The narratives about the estimates of R

  • These are particularly helpful when they are simply worded, adopt visually engaging summaries with charts and infographics about the R-number, and are presented alongside data. An example of helpful referencing to source data is the Scottish Government’s presentation Coronavirus: Modelling the epidemic in Scotland: Issue 2
  • We see the value of these narratives as helping to make sense of the decisions about school closures, social distancing and other measures aimed at reducing the spread of the virus.

We expect that as more data becomes available and more knowledge is gained about the pandemic, there will naturally be improvements in the presentation of R. Our observations suggest that producers can improve the value and quality of their statistics about R by:

Adopting even clearer language and terminology to describe estimates of R

  • For example, describing the estimates of R as ‘a consensus value’ alongside a range is confusing without explaining what is meant by a ‘consensus value’. Producers need to be clear about messaging whether potentially small changes in ranges for the value of R are statistically different from previous week’s consensus.

Linking to clear and easily accessible supporting materials

  • Cited research should demonstrably support the evidence and ideas being put forward.

Clearly explaining the sensitivity of the models to key assumptions

  • Users of these statistics who are more analytical or who want more information about the data before they are confident in the analysis, may wish to understand the sensitivity of the estimates of R to key assumptions in the models.

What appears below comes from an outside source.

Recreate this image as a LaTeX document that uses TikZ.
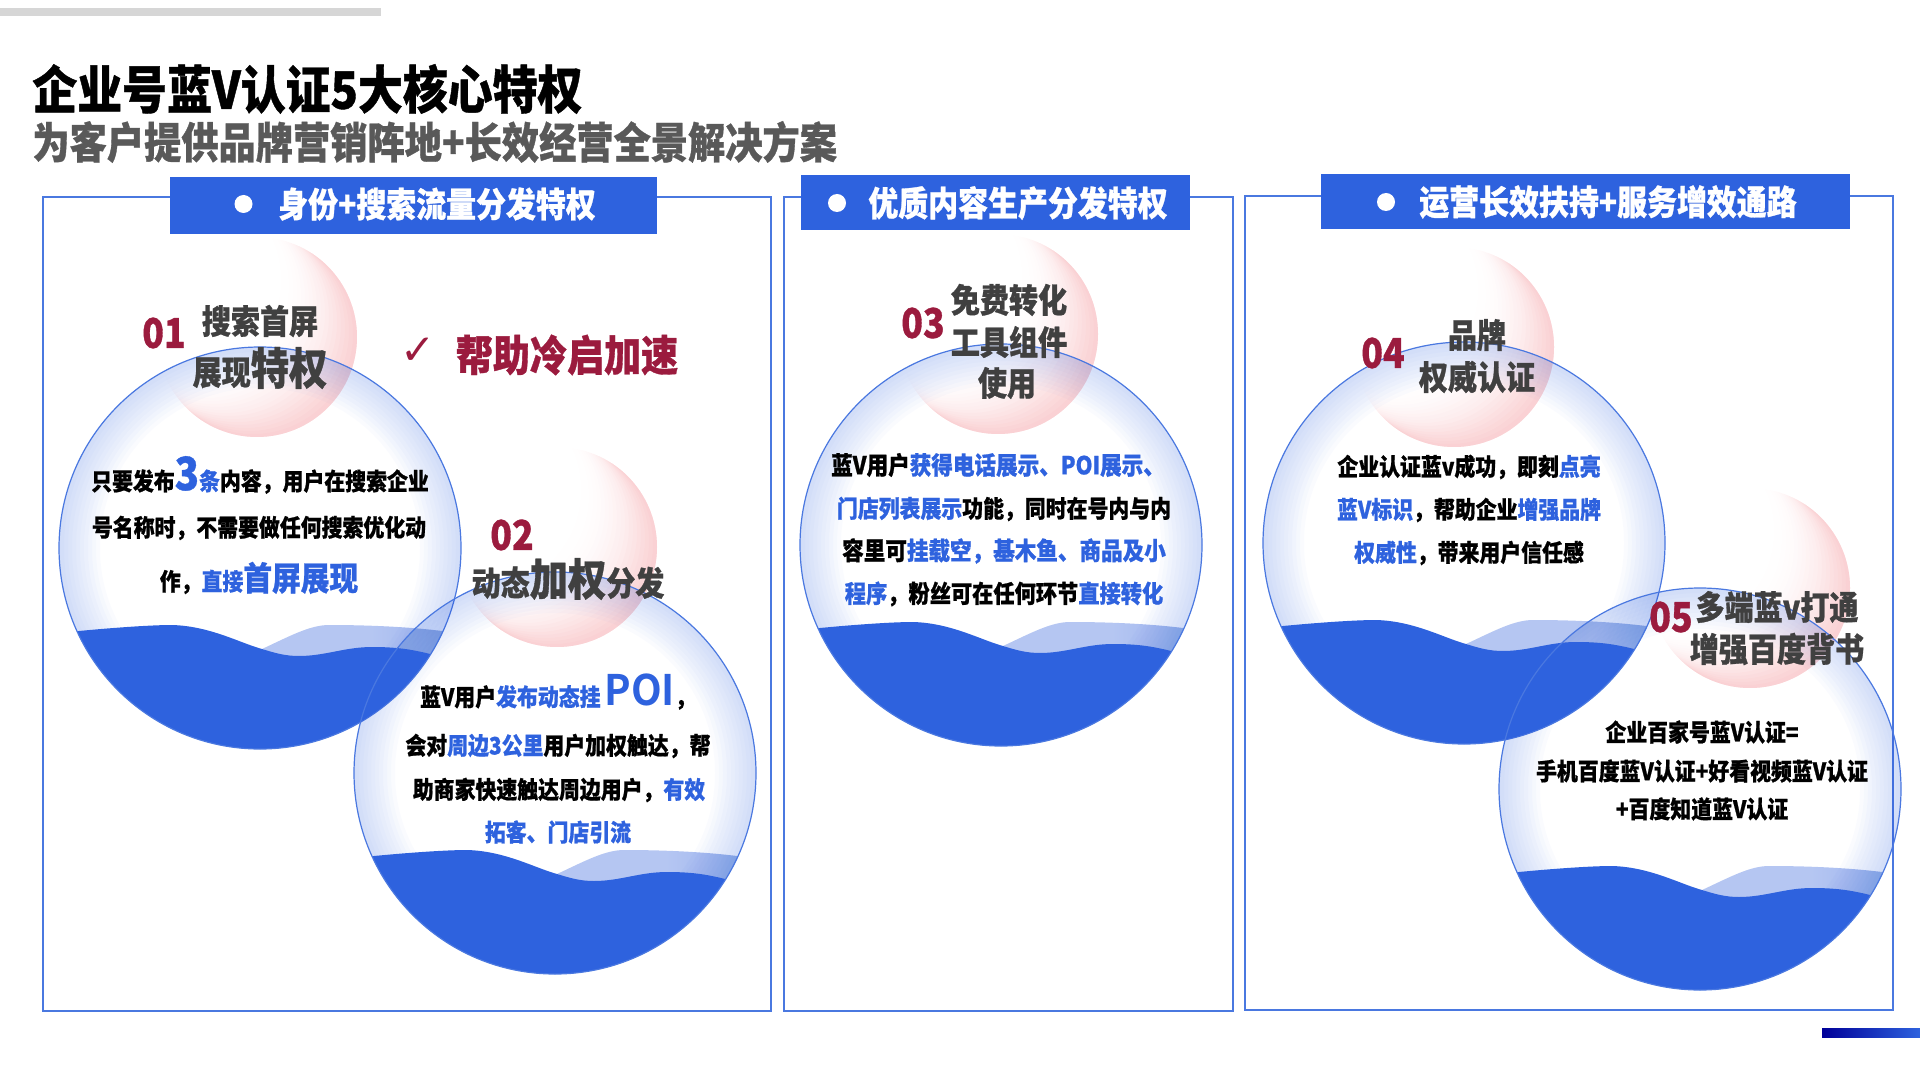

We advise people, when speaking publicly or writing about R, adopt due accuracy and provide sufficient context to avoid misleading people. Key learning from the presentation of R for the UK and for devolved nations to date has been;

  • Be careful to help people see R in the context of other data for example alongside data on the number of people infected, and other relevant factors such declining or increasing infection rates.
  • Clearly communicate the extent and nature of any uncertainty in the estimates. For example, clearly state the uncertain nature of the estimates and avoiding talking about estimates as if they are fact. Also, there is a need for even greater caution when infection rates become very low.
  • Be clear that estimates of R come from modelled assumptions, which is why different models can yield different estimates. Good practice is, where possible, take account of the results from various models to discuss the range for the possible values of R.
  • Be aware that some groups access information on coronavirus through hearing the narrative about the latest alone and are unable to see slides or graphical information. This places a responsibility on commentators to be clear and accurate in what they say.